What can workplaces do?
Employee policies and processes are required to be fair and free of gender bias in order to promote a diverse and inclusive workplace. For example, Aviva introduced an equal parental leave policy for both men and women. This, in turn, aims to reduce gender bias by supporting women who do not wish to take a career break, supporting men who would like to spend more time with their child and supporting same-sex couples. In fact, the policy has been extremely successful with over 2,500 employees utilising it, around half of which were men. Findings also showed that average maternity leave decreased by two weeks, while average paternity leave increased by the same amount.
A Deloitte survey suggested that, as recent as a few years ago, less than half of respondents felt that organisations supported men in taking paternity leave, with 57% of men assuming that taking leave would make them look less committed to their jobs.

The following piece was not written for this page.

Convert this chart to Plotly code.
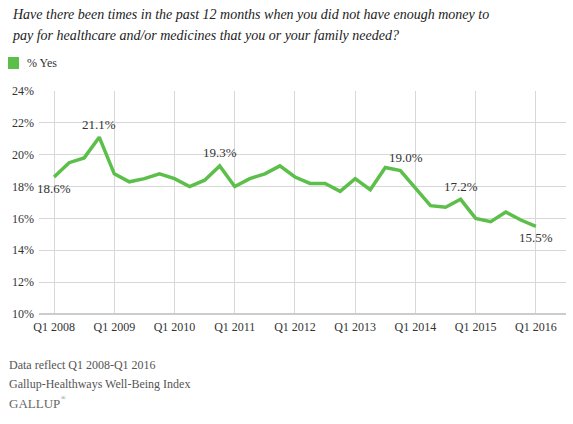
import plotly.graph_objects as go

quarters = ["Q1 2008", "Q2 2008", "Q3 2008", "Q4 2008",
            "Q1 2009", "Q2 2009", "Q3 2009", "Q4 2009",
            "Q1 2010", "Q2 2010", "Q3 2010", "Q4 2010",
            "Q1 2011", "Q2 2011", "Q3 2011", "Q4 2011",
            "Q1 2012", "Q2 2012", "Q3 2012", "Q4 2012",
            "Q1 2013", "Q2 2013", "Q3 2013", "Q4 2013",
            "Q1 2014", "Q2 2014", "Q3 2014", "Q4 2014",
            "Q1 2015", "Q2 2015", "Q3 2015", "Q4 2015",
            "Q1 2016"]
pct_yes = [18.6, 19.5, 19.8, 21.1,
           18.8, 18.3, 18.5, 18.8,
           18.5, 18.0, 18.4, 19.3,
           18.0, 18.5, 18.8, 19.3,
           18.6, 18.2, 18.2, 17.7,
           18.5, 17.8, 19.2, 19.0,
           17.9, 16.8, 16.7, 17.2,
           16.0, 15.8, 16.4, 15.9,
           15.5]
tick_labels = ["Q1 2008", "Q1 2009", "Q1 2010", "Q1 2011", "Q1 2012",
               "Q1 2013", "Q1 2014", "Q1 2015", "Q1 2016"]
y_ticks = [10, 12, 14, 16, 18, 20, 22, 24]
# labelled points: index -> position (above/below)
labelled = {0: "below", 3: "above", 11: "above", 23: "above", 27: "above", 32: "below"}

W, H = 573, 424
L, R, T, B = 39, 566, 91, 314
GREEN = "#5cbf4a"
SERIF = "'Liberation Serif', 'Times New Roman', serif"

def px(xp):
    return (xp - L) / (R - L)

def py(yp):
    return (B - yp) / (B - T)

xs = list(range(len(quarters)))
tick_vals = [quarters.index(t) for t in tick_labels]

fig = go.Figure()
fig.add_trace(go.Scatter(
    x=xs, y=pct_yes, mode="lines",
    line=dict(color=GREEN, width=3.5),
    hoverinfo="skip", showlegend=False,
))

annotations = []
for i, pos in labelled.items():
    annotations.append(dict(
        x=xs[i], y=pct_yes[i], xref="x", yref="y",
        text=f"{pct_yes[i]:.1f}%", showarrow=False,
        font=dict(family=SERIF, size=13, color="#333333"),
        yshift=13 if pos == "above" else -11,
        xshift=6 if i == 23 else 0,
    ))

# title
annotations.append(dict(
    x=px(10), y=py(15), xref="paper", yref="paper", xanchor="left", yanchor="middle",
    text="<i>Have there been times in the past 12 months when you did not have enough money to</i>",
    showarrow=False, font=dict(family=SERIF, size=14, color="#222222")))
annotations.append(dict(
    x=px(10), y=py(36), xref="paper", yref="paper", xanchor="left", yanchor="middle",
    text="<i>pay for healthcare and/or medicines that you or your family needed?</i>",
    showarrow=False, font=dict(family=SERIF, size=14, color="#222222")))
# legend text
annotations.append(dict(
    x=px(25), y=py(63), xref="paper", yref="paper", xanchor="left", yanchor="middle",
    text="% Yes", showarrow=False, font=dict(family=SERIF, size=12, color="#333333")))
# footer
annotations.append(dict(
    x=px(7), y=py(365), xref="paper", yref="paper", xanchor="left", yanchor="middle",
    text="Data reflect Q1 2008-Q1 2016", showarrow=False,
    font=dict(family=SERIF, size=12, color="#555555")))
annotations.append(dict(
    x=px(7), y=py(384), xref="paper", yref="paper", xanchor="left", yanchor="middle",
    text="Gallup-Healthways Well-Being Index", showarrow=False,
    font=dict(family=SERIF, size=12, color="#555555")))
annotations.append(dict(
    x=px(7), y=py(403), xref="paper", yref="paper", xanchor="left", yanchor="middle",
    text="GALLUP", showarrow=False,
    font=dict(family=SERIF, size=13, color="#666666")))
annotations.append(dict(
    x=px(59), y=py(398), xref="paper", yref="paper", xanchor="left", yanchor="middle",
    text="®", showarrow=False,
    font=dict(family=SERIF, size=6, color="#666666")))

shapes = [
    dict(type="rect", xref="paper", yref="paper",
         x0=px(8), x1=px(19), y0=py(57), y1=py(69),
         fillcolor=GREEN, line=dict(width=0)),
    dict(type="line", xref="paper", yref="paper",
         x0=0, x1=1, y0=0, y1=0, line=dict(color="#cccccc", width=2)),
]

fig.update_layout(
    width=W, height=H,
    margin=dict(l=L, r=W - R, t=T, b=H - B),
    paper_bgcolor="white", plot_bgcolor="white",
    annotations=annotations, shapes=shapes,
    showlegend=False,
    xaxis=dict(
        range=[-1, 34], tickmode="array", tickvals=tick_vals, ticktext=tick_labels,
        showgrid=True, gridcolor="#d8d8d8", gridwidth=1,
        zeroline=False, showline=False, ticks="", ticklabelstandoff=4,
        tickfont=dict(family=SERIF, size=12, color="#333333"),
        fixedrange=True,
    ),
    yaxis=dict(
        range=[10, 24], tickmode="array", tickvals=y_ticks,
        ticktext=[f"{v}%" for v in y_ticks],
        showgrid=True, gridcolor="#d8d8d8", gridwidth=1,
        zeroline=False, showline=False, ticks="", ticklabelstandoff=4,
        tickfont=dict(family=SERIF, size=12, color="#333333"),
        fixedrange=True,
    ),
)

fig.write_html("out.html", config={"displayModeBar": False},
               post_script="document.body.style.margin='0';")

Equal parental leave practices and policies are designed to remove the barrier imposed by the gender bias on men and women – which in turn can have a positive effect on the overall wellbeing of employees.
Four top tips that could support men’s wellbeing in the workplace:
- Use various communication channels, such as webinars, to inform and engage employees around men’s mental health issues. For example, Aviva hosted a webinar available to both their employees and the wider public.
- Raise awareness of the signs of mental health crisis in men through toolkits, as well as train managers in spotting the early signs with their employees. An example of such a toolkit includes the Movember: Spot the Signs guide.
- Create peer support groups for men around mental health and stress management in order to combat the stigma surrounding vulnerability and compassion. This can be done internally or through a third-party charity – for example Andy’s Man Club.
- Provide DE&I training to all employees, including men and women, in order to raise awareness and help to mitigate gender bias in the workplace.